→ Records with drawing code:
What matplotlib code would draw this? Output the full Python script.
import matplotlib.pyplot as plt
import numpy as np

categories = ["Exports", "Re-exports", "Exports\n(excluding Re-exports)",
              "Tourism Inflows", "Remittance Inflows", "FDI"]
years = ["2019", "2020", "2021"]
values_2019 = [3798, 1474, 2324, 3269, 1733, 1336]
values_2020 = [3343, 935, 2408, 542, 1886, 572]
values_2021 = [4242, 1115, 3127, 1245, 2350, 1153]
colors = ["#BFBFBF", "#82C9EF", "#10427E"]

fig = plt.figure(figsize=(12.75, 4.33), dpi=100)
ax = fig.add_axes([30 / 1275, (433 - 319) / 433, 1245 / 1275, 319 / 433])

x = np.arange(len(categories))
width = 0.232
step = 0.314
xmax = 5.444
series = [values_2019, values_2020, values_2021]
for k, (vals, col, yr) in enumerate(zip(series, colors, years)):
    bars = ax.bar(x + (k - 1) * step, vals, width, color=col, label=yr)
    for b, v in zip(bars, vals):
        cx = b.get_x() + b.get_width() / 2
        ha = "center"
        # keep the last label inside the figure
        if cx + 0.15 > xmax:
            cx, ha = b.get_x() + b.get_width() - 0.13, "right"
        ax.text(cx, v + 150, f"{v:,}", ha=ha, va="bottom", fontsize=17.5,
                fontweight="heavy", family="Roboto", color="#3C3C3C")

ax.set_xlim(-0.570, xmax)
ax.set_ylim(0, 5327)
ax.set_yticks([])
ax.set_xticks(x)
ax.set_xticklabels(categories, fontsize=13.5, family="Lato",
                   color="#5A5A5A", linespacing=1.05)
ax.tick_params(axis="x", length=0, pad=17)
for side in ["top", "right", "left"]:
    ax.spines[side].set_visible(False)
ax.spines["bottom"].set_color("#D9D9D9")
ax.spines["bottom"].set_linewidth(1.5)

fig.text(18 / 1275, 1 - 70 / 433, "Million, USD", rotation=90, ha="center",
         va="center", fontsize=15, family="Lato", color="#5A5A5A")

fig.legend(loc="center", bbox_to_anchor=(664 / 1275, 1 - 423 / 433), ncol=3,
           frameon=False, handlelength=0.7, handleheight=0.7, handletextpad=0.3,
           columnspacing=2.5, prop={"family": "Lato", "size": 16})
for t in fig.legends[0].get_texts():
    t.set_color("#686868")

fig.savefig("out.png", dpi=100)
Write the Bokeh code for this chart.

→ Your goal:
Look through the listing above and count the lines where the string "matplotlib" appears. Report the number only.

→ Task response:
2